- **TASK INPUTS**:
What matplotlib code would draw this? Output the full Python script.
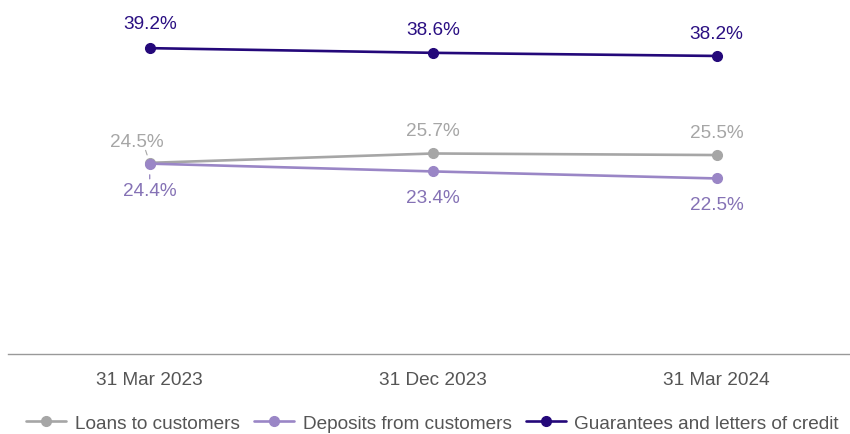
import matplotlib
matplotlib.use("Agg")
import matplotlib.pyplot as plt

plt.rcParams['font.family'] = ['Liberation Sans', 'DejaVu Sans']

dates = ['31 Mar 2023', '31 Dec 2023', '31 Mar 2024']
loans = [24.5, 25.7, 25.5]
deposits = [24.4, 23.4, 22.5]
guarantees = [39.2, 38.6, 38.2]

series = [
    ('Loans to customers', loans, '#a6a6a6', '#a6a6a6', 1),
    ('Deposits from customers', deposits, '#9a86c6', '#8572b5', -1),
    ('Guarantees and letters of credit', guarantees, '#24087a', '#2a0f82', 1),
]

fs = 13.7

fig = plt.figure(figsize=(8.5, 4.35), dpi=100)
ax = fig.add_axes([8 / 850, 80 / 435, 842 / 850, 355 / 435])

x = list(range(len(dates)))
for name, vals, col, tcol, side in series:
    ax.plot(x, vals, color=col, lw=1.9, marker='o', ms=7, label=name,
            solid_capstyle='round')
    for i, v in enumerate(vals):
        dx = 0
        dy = 19 * side
        if name.startswith('Loans'):
            dy = 16.5
            if i == 0:
                dx = -9
                dy = 15.5
        if name.startswith('Guarantees'):
            dy = 17.5 if i == 0 else 16.5
        ax.annotate(f'{v}%', (i, v), xytext=(dx, dy), textcoords='offset points',
                    ha='center', va='center', fontsize=fs, color=tcol)

# small leader ticks for the overlapping first labels
ax.annotate('', (0, loans[0]), xytext=(-3, 9), textcoords='offset points',
            arrowprops=dict(arrowstyle='-', color='#a6a6a6', lw=0.8,
                            shrinkA=0, shrinkB=6))
ax.annotate('', (0, deposits[0]), xytext=(0, -11), textcoords='offset points',
            arrowprops=dict(arrowstyle='-', color='#8572b5', lw=0.8,
                            shrinkA=0, shrinkB=8))

ax.set_xlim(-0.5, 2.47)
ax.set_ylim(0, 45.5)
ax.set_xticks(x)
ax.set_xticklabels(dates, fontsize=fs, color='#555555')
ax.tick_params(axis='x', length=0, pad=12)
ax.set_yticks([])
for s in ['top', 'right', 'left']:
    ax.spines[s].set_visible(False)
ax.spines['bottom'].set_color('#999999')
ax.spines['bottom'].set_linewidth(1.0)

fig.legend(loc='lower center', bbox_to_anchor=(0.509, -0.035), ncol=3,
           frameon=False, fontsize=fs, handlelength=2.1, handletextpad=0.45,
           columnspacing=0.75, labelcolor='#555555')

fig.savefig('out.png', dpi=100)
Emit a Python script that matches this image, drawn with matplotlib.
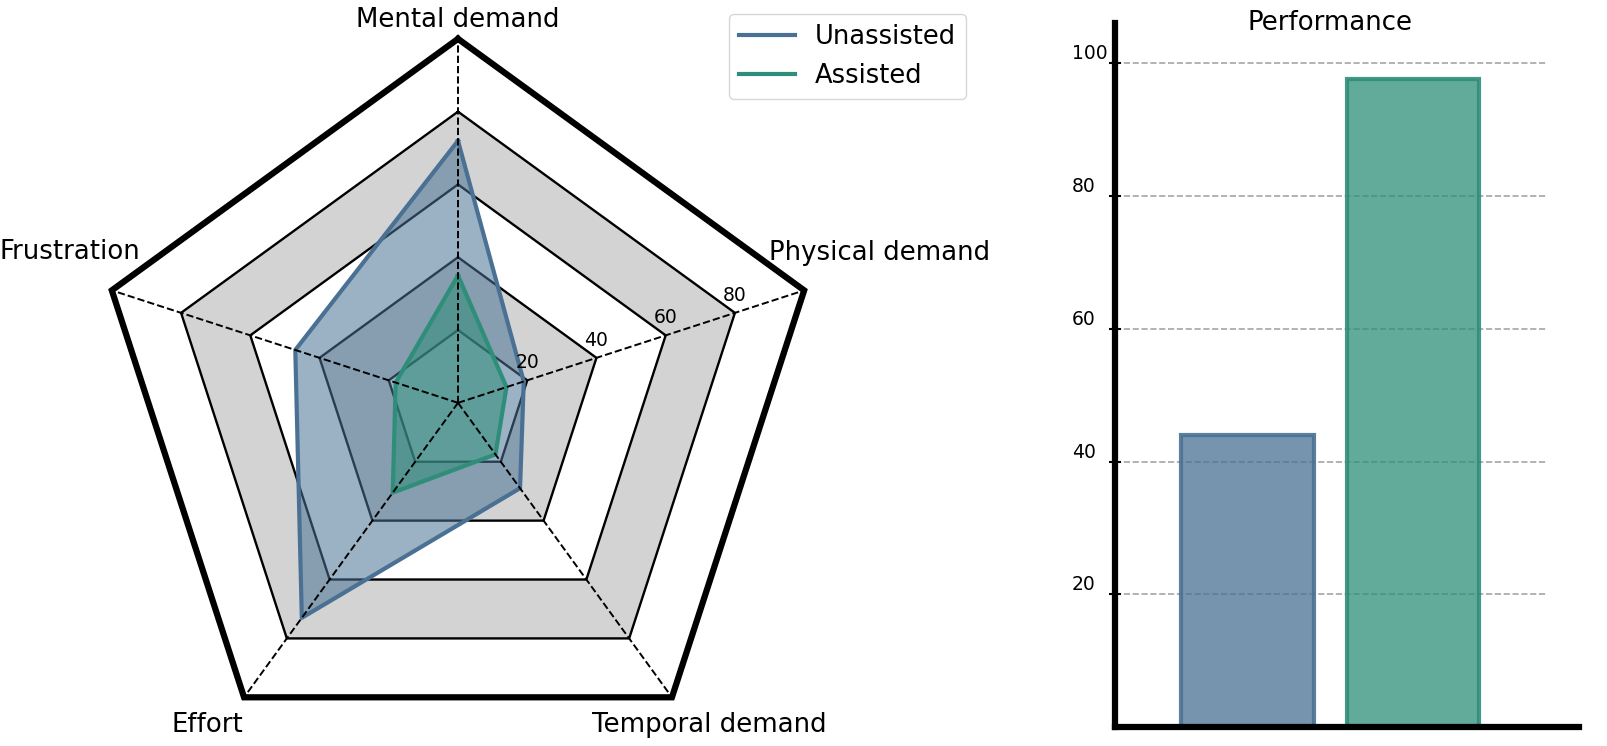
import numpy as np
import matplotlib
matplotlib.use("Agg")
import matplotlib.pyplot as plt
from matplotlib.lines import Line2D

# ---------------- data ----------------
categories = ["Mental demand", "Physical demand", "Temporal demand", "Effort", "Frustration"]
unassisted = [72, 19, 29, 73, 47]
assisted = [35, 14, 17.5, 30.5, 18]
ring_levels = [20, 40, 60, 80]
series_names = ["Unassisted", "Assisted"]
performance = [44, 97.7]
perf_ticks = [20, 40, 60, 80, 100]

blue = "#4a7194"
green = "#2e8e79"
FS = 18.7

fig = plt.figure(figsize=(16.07, 7.46), dpi=100)

# ---------------- radar ----------------
ax = fig.add_axes([0.0585, -0.028, 0.453, 0.976], projection="polar")
ax.set_theta_offset(np.pi / 2)
ax.set_theta_direction(-1)
ax.set_ylim(0, 100)
ax.grid(False)
ax.spines["polar"].set_visible(False)
ax.set_xticks([])
ax.set_yticks([])
ax.patch.set_visible(False)

n = len(categories)
angles = np.arange(n) * 2 * np.pi / n
closed = np.concatenate([angles, angles[:1]])

# alternating bands (20-40 and 60-80 grey)
band_fill = {80: "lightgray", 60: "white", 40: "lightgray", 20: "white"}
for r in sorted(ring_levels, reverse=True):
    ax.fill(closed, [r] * (n + 1), color=band_fill[r], zorder=0.5, lw=0)
for r in ring_levels:
    ax.plot(closed, [r] * (n + 1), color="black", lw=1.7, zorder=1)

def close(v):
    return list(v) + [v[0]]

l1, = ax.plot(closed, close(unassisted), color=blue, lw=3.0, zorder=3)
ax.fill(closed, close(unassisted), color=blue, alpha=0.55, zorder=2, lw=0)
l2, = ax.plot(closed, close(assisted), color=green, lw=3.0, zorder=3)
ax.fill(closed, close(assisted), color=green, alpha=0.55, zorder=2, lw=0)

for a in angles:
    ax.plot([a, a], [0, 100], color="black", ls="--", lw=1.4, zorder=4, clip_on=False)
ax.plot(closed, [100] * (n + 1), color="black", lw=4.5, zorder=5, clip_on=False,
        solid_joinstyle="miter")

# ring value labels along the Physical demand axis
for r in ring_levels:
    ax.annotate(str(r), xy=(angles[1], r), xytext=(0, 6), textcoords="offset points",
                ha="center", va="bottom", fontsize=13.5, zorder=6)

# category labels
label_pos = [(0.0, 105.1), (70.4, 122.9), (142.1, 112.3), (217.9, 112.0), (291.2, 114.3)]
for name, (deg, r) in zip(categories, label_pos):
    ax.text(np.deg2rad(deg), r, name, ha="center", va="center", fontsize=FS, clip_on=False)

fig.legend([Line2D([], [], color=blue, lw=3), Line2D([], [], color=green, lw=3)],
           series_names, loc="upper left", bbox_to_anchor=(729 / 1607, 1 - 14 / 746),
           borderaxespad=0, fontsize=18.5, handlelength=2.15, frameon=True)

# ---------------- bar chart ----------------
ax2 = fig.add_axes([0.6938, 0.0255, 0.268, 0.943])
x = np.arange(len(performance))
cols = [blue, green]
for xi, v, c in zip(x, performance, cols):
    ax2.bar(xi, v, width=0.8, color=matplotlib.colors.to_rgba(c, 0.75),
            edgecolor=matplotlib.colors.to_rgba(c, 0.9), lw=3, zorder=2)
ax2.set_xlim(-0.8, 1.8)
ax2.set_ylim(0, 106)
ax2.set_xticks([])
ax2.set_yticks(perf_ticks)
ax2.set_yticklabels([str(t) for t in perf_ticks])
ax2.tick_params(axis="y", direction="inout", length=8, width=1.5, pad=27, labelsize=13.5)
for lab in ax2.get_yticklabels():
    lab.set_ha("left")
    lab.set_va("bottom")
ax2.yaxis.grid(True, ls="--", color="gray", alpha=0.7, lw=1.2, zorder=1)
ax2.set_axisbelow(True)
for s in ["top", "right"]:
    ax2.spines[s].set_visible(False)
ax2.spines["left"].set_linewidth(4.5)
ax2.spines["bottom"].set_linewidth(4.5)
ax2.spines["bottom"].set_bounds(-0.8, 2.0)
ax2.set_title("Performance", fontsize=FS, y=1.0, pad=-4.5)

fig.savefig("out.png", dpi=100)
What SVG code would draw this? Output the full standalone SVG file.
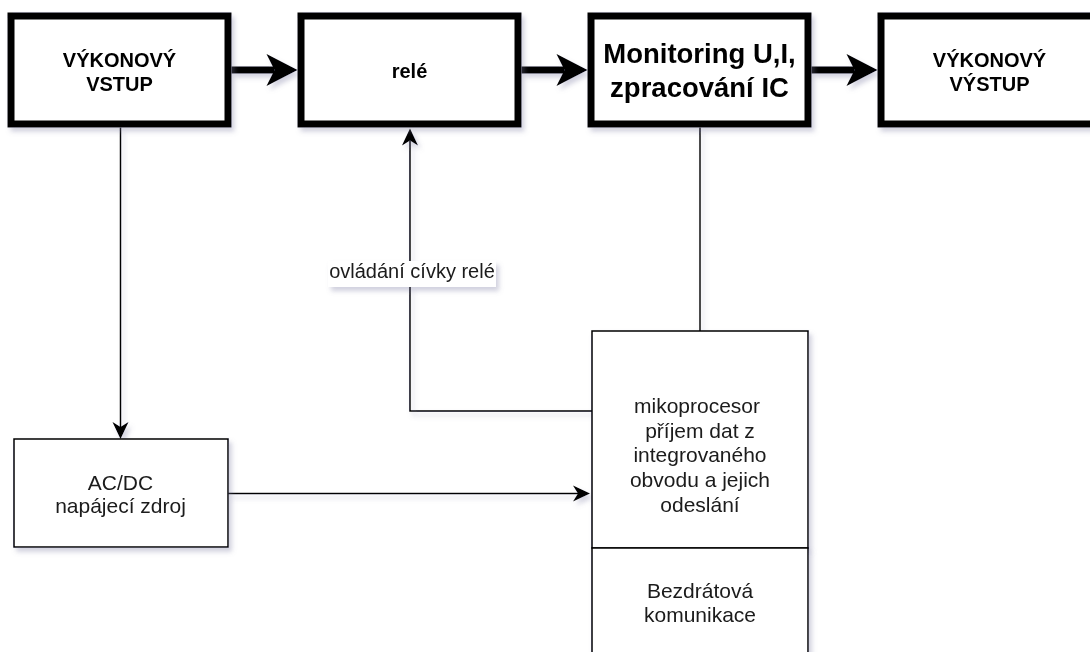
<svg xmlns="http://www.w3.org/2000/svg" width="1090" height="652" viewBox="0 0 1090 652">
  <style>
    .thick { fill: #ffffff; stroke: #000000; stroke-width: 7; }
    .thin { fill: #ffffff; stroke: #000000; stroke-width: 1.5; }
    .bold { font-family: "Liberation Sans", Arial, sans-serif; font-weight: bold; font-size: 20px; fill: #000000; text-anchor: middle; }
    .big { font-family: "Liberation Sans", Arial, sans-serif; font-weight: bold; font-size: 27.5px; fill: #000000; text-anchor: middle; }
    .reg { font-family: "Liberation Sans", Arial, sans-serif; font-size: 21px; fill: #1a1a1a; text-anchor: middle; }
    .lbl { font-family: "Liberation Sans", Arial, sans-serif; font-size: 20px; fill: #1a1a1a; text-anchor: middle; }
    .edge-thick { fill: none; stroke: #000000; stroke-width: 7; }
    .edge-thin { fill: none; stroke: #000000; stroke-width: 1.5; }
  </style>
  <defs>
    <filter id="sh" x="-10%" y="-10%" width="130%" height="130%">
      <feDropShadow dx="3" dy="4" stdDeviation="2.5" flood-color="#7a7aa0" flood-opacity="0.35"/>
    </filter>
    <marker id="ahThick" markerUnits="userSpaceOnUse" viewBox="0 0 32 33" refX="8" refY="16.5" markerWidth="32" markerHeight="33" orient="auto" overflow="visible">
      <path d="M31 16.5 L0 0.5 L8 16.5 L0 32.5 Z" fill="#000000"/>
    </marker>
    <marker id="ahThin" markerUnits="userSpaceOnUse" viewBox="0 0 18 18" refX="5" refY="9" markerWidth="18" markerHeight="18" orient="auto" overflow="visible">
      <path d="M17 9 L0 1 L5 9 L0 17 Z" fill="#000000"/>
    </marker>
  </defs>

  <g id="connectors" filter="url(#sh)">
    <path class="edge-thick" d="M231.5 70 L274.5 70" marker-end="url(#ahThick)"/>
    <path class="edge-thick" d="M521.5 70 L564.5 70" marker-end="url(#ahThick)"/>
    <path class="edge-thick" d="M811.5 70 L854.5 70" marker-end="url(#ahThick)"/>
    <path class="edge-thin" d="M120.5 127.5 L120.5 427" marker-end="url(#ahThin)"/>
    <path class="edge-thin" d="M228 493.5 L578 493.5" marker-end="url(#ahThin)"/>
    <path class="edge-thin" d="M700 127.5 L700 331"/>
    <path class="edge-thin" d="M592 411 L410 411 L410 140.5" marker-end="url(#ahThin)"/>
    <rect x="328" y="261" width="168" height="26" fill="#ffffff"/>
    <text class="lbl" x="412" y="278">ovládání cívky relé</text>
  </g>

  <g id="vykonovy-vstup" filter="url(#sh)">
    <rect class="thick" x="11" y="16" width="217" height="108"/>
    <text class="bold" x="119.5" y="66.5">VÝKONOVÝ</text>
    <text class="bold" x="119.5" y="90.5">VSTUP</text>
  </g>

  <g id="rele" filter="url(#sh)">
    <rect class="thick" x="301" y="16" width="217" height="108"/>
    <text class="bold" x="409.5" y="78">relé</text>
  </g>

  <g id="monitoring" filter="url(#sh)">
    <rect class="thick" x="591" y="16" width="217" height="108"/>
    <text class="big" x="699.5" y="63">Monitoring U,I,</text>
    <text class="big" x="699.5" y="97">zpracování IC</text>
  </g>

  <g id="vykonovy-vystup" filter="url(#sh)">
    <rect class="thick" x="881" y="16" width="217" height="108"/>
    <text class="bold" x="989.5" y="66.5">VÝKONOVÝ</text>
    <text class="bold" x="989.5" y="90.5">VÝSTUP</text>
  </g>

  <g id="acdc" filter="url(#sh)">
    <rect class="thin" x="14" y="439" width="214" height="108"/>
    <text class="reg" x="120.5" y="489.5">AC/DC</text>
    <text class="reg" x="120.5" y="513">napájecí zdroj</text>
  </g>

  <g id="mikroprocesor" filter="url(#sh)">
    <rect class="thin" x="592" y="331" width="216" height="217"/>
    <text class="reg" x="697" y="413">mikoprocesor</text>
    <text class="reg" x="700" y="437.5">příjem dat z</text>
    <text class="reg" x="700" y="462">integrovaného</text>
    <text class="reg" x="700" y="487">obvodu a jejich</text>
    <text class="reg" x="700" y="512">odeslání</text>
  </g>

  <g id="bezdratova" filter="url(#sh)">
    <rect class="thin" x="592" y="548" width="216" height="217"/>
    <text class="reg" x="700" y="598">Bezdrátová</text>
    <text class="reg" x="700" y="622">komunikace</text>
  </g>
</svg>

- **GOAL**: Everything from the first line of the listing above through the line that contains "ax = fig.add_axes([8" is to be restated word for word, minus the pictures.

- **SOLUTION**:
What matplotlib code would draw this? Output the full Python script.
import matplotlib
matplotlib.use("Agg")
import matplotlib.pyplot as plt

plt.rcParams['font.family'] = ['Liberation Sans', 'DejaVu Sans']

dates = ['31 Mar 2023', '31 Dec 2023', '31 Mar 2024']
loans = [24.5, 25.7, 25.5]
deposits = [24.4, 23.4, 22.5]
guarantees = [39.2, 38.6, 38.2]

series = [
    ('Loans to customers', loans, '#a6a6a6', '#a6a6a6', 1),
    ('Deposits from customers', deposits, '#9a86c6', '#8572b5', -1),
    ('Guarantees and letters of credit', guarantees, '#24087a', '#2a0f82', 1),
]

fs = 13.7

fig = plt.figure(figsize=(8.5, 4.35), dpi=100)
ax = fig.add_axes([8 / 850, 80 / 435, 842 / 850, 355 / 435])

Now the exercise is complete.